The severance agreement is the controlling document. If I don’t sign it I can do anything I want. I can sue them for wrongful termination. I can bad mouth them in public forums so long as I don’t libel them. The beauty of the agreement for them is on the one hand whatever I do isn’t likely to have a very deleterious effect on them, and on the other it would take eons for me to get any legal satisfaction. A wrongful termination suit takes forever, and there are no guarantees because I also signed a paper when I was hired that says that I understand that my employment is at the company’s pleasure, and can be terminated by them at anytime without prejudice. So whatever I might do to get justice, assuming that I even need justice, is uncertain and long-range. Meanwhile, if I just sign the severance agreement, I begin to get paid. I continue receiving my salary for four months provided I abide by all the other terms of the agreement. The other terms are basically that I won’t make any waves. As soon as I do they can stop any further severance payments, and even demand back any payments they may already have made.
          In my case the agreement also stipulates that I may not discuss the terms of the agreement or even acknowledge that a severance agreement exists without voiding same. That’s harsh! I already told a bunch of people about the three-month/four-month thing before I even read the damn thing. I haven’t even signed it yet and already I’m in violation.
          Of course I’m going to sign the agreement. I’d be a fool not to. Like Bill said, I’m smart. I’m going to help with the transition too. I need the extra month of salary. The economy is in the tank and spinning down the drain. Lehman Brothers posted the biggest quarterly loss in its history this morning. So far the Fed is refusing to bail them out.
This is could easily be the hiccup that brings the whole system down. I’ve been listening to bad economic news for a year now.


  


There is a mountain of sub-prime debt out there that has been securitized and resold as a seemingly sound investment—often to the very banks that made the risky loans in the first place. You’d think they would know better. The whole house of cards is guaranteed by untold trillions of dollars of credit default swap derivatives that are neither regulated nor scrutinized by any agency of government. It’s only going to take a tiny pin prick in just the right place to let the air out of the whole mess. We’ll be years recovering from the fallout.
The economy aside, I’m getting to be an old codger.

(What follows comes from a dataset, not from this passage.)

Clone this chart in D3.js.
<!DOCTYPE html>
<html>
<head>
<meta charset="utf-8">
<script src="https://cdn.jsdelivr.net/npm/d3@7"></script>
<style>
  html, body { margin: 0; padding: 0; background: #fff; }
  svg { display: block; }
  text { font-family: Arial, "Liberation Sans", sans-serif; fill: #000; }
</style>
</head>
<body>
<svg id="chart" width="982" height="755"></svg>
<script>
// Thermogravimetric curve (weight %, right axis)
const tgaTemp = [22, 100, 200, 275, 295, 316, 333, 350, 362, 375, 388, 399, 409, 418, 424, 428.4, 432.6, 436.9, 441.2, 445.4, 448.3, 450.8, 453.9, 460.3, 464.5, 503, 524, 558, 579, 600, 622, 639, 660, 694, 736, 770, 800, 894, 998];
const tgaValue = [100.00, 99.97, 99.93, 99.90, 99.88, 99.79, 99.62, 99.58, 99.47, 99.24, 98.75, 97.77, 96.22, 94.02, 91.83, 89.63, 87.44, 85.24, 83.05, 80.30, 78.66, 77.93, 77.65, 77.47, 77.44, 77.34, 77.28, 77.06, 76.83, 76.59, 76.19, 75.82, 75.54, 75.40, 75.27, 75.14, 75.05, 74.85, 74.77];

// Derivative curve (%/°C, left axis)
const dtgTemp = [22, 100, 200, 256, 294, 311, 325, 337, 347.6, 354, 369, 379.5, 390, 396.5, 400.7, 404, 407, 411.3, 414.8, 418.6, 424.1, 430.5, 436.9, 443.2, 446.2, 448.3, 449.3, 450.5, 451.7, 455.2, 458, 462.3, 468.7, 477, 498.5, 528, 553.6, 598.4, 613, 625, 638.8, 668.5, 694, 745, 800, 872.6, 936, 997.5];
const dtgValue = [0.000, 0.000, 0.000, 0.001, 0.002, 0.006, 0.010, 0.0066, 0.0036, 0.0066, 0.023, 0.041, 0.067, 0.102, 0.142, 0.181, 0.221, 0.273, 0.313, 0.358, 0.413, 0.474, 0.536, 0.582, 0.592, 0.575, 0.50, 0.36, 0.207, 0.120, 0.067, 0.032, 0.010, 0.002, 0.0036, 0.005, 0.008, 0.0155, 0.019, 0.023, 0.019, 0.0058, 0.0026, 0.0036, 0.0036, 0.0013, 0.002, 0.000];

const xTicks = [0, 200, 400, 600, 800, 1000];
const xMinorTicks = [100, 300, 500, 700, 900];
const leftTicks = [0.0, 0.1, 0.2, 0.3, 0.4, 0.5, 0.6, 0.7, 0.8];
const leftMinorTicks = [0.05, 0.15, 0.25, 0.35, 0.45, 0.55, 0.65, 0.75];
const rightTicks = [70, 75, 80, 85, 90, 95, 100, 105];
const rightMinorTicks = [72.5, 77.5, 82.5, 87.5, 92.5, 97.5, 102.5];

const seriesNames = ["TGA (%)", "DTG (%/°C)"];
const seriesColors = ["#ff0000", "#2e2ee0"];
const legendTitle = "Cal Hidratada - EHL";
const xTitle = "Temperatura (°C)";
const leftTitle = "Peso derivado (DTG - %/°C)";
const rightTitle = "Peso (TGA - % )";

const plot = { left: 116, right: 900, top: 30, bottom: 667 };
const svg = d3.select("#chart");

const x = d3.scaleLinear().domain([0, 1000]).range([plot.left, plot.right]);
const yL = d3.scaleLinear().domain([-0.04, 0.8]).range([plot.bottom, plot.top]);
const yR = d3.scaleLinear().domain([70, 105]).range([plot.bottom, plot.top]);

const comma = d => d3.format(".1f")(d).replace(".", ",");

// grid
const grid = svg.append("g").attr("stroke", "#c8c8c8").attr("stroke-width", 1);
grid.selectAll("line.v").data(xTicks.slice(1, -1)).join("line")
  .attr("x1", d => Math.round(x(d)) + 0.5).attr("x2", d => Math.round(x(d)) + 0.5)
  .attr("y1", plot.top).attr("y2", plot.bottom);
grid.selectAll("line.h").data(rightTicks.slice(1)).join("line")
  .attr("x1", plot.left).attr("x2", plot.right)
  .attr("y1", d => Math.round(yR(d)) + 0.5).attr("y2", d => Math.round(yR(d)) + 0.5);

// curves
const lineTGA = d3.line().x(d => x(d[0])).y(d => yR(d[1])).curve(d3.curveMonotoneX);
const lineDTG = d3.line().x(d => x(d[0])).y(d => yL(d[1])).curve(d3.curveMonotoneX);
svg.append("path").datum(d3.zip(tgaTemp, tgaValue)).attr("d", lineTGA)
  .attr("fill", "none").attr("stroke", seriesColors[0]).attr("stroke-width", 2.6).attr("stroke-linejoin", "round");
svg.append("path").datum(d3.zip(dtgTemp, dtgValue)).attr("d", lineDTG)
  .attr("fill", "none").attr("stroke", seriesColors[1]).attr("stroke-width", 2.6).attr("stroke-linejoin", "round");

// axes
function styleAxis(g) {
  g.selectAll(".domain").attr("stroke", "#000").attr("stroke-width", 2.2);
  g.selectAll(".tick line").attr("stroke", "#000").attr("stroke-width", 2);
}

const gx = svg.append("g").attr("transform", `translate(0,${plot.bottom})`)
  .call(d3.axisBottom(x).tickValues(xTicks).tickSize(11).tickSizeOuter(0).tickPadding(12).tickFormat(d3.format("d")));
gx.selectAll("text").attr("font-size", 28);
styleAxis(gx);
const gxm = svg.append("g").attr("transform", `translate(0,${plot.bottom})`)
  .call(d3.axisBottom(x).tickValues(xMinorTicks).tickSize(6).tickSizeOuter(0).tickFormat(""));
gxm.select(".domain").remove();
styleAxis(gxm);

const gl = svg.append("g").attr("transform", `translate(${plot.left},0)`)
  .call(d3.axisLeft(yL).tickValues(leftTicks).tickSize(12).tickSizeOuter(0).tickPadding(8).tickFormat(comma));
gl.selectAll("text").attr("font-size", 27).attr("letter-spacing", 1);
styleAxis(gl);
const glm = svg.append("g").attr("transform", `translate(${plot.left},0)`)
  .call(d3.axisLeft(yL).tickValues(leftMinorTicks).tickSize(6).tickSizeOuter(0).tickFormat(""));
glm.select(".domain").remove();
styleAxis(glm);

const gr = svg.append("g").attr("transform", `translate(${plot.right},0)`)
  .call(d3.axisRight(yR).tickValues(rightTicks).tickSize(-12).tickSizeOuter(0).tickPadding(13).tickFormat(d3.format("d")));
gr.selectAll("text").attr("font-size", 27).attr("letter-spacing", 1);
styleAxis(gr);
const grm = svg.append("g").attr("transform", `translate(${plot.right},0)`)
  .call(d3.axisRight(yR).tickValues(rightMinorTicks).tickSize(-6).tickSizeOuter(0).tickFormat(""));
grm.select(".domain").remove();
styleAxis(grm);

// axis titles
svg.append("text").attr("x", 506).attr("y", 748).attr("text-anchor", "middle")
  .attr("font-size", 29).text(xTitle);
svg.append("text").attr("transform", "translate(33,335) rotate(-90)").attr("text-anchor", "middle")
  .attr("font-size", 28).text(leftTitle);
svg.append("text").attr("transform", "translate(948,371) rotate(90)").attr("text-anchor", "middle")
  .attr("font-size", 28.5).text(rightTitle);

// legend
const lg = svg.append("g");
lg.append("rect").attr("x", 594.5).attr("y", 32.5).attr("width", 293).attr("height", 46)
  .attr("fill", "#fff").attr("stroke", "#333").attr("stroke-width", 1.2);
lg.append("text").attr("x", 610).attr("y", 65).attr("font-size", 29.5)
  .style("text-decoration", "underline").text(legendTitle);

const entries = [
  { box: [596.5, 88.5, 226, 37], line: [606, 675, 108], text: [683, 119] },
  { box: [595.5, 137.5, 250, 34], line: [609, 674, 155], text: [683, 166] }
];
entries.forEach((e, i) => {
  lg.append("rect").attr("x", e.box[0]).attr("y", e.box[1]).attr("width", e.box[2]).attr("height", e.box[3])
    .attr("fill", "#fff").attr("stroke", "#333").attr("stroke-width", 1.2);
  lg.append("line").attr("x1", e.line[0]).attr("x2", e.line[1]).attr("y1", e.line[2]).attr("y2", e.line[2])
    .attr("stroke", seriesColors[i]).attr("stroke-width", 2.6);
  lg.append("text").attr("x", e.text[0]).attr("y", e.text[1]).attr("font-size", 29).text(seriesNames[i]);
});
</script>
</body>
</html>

I may need every bit of 4 months severance to get another job. Then again I may not. Wouldn’t it be great to get a job in a couple of weeks and be able to bank 4 months of extra salary. That would be like $32,000 of found money. That would make up for the fact that there won’t be any bonuses this year because the company has fallen way short of the budgeted earnings target. Of course I wouldn’t get one anyway would I? I’ve been fired.
          I called Bill to tell him I’ll take the 4 month deal and that I’ll be in on Tuesday (It’s Labor Day week-end) to show the new guy the ropes. Bill seemed hesitant about this. I wondered if he’s changed his mind. That’s too bad. The company made the offer in writing. I’m taking it.
Bill said maybe I shouldn’t come in too early. He’s got some things he needs to iron out before he puts me together with my replacement. I figure he wants to talk to me, to see what kind of trouble I might be thinking about making for him before he just turns me loose with the new guy. It wouldn’t be like me to make trouble if I say I’m going to help although it might be like Bill to do that, which would explain why he doesn’t trust me. That’s been my experience in business, and in life too for that matter. If someone is unreasonably mistrustful, it’s often because they themselves couldn’t be trusted in the same situation. I’ll just have to put Bill’s mind at ease on Tuesday.
          Meanwhile I uncorked my online accounts at all the internet job sights I used the last time I was looking for work. That would be when I got the job I just got fired from. Back then it had been a perfect fit. I was tailor made for that job, and it was perfect for me. They knew it too. When I interviewed Bill, I asked him how many candidates he was talking to about the position. He said that they had received hundreds of résumés, but after going through them all he was only talking to me. I knew the job was mine right then. They made me an offer a few days later. I had to talk to the CFO first, but that was just a formality. The CFO then, Clive, was a different guy than the one they have now. Clive was a sweetheart. The one they have now, Fritz…not so much. Fritz is the guy who told Bill to fire me.
          I updated my résumé and my contact information. I made everything visible to recruiters and job posters. I took a look at the job listings. It looks to me as though there are a lot of accounting jobs out there. Of course that doesn’t mean there is one for me, but at least there is hope. I’m not likely to find a job that perfect again. Hell even the perfect job I found last time didn’t stay perfect very long. I guess in retrospect I should have known it was too good to be true when I took it.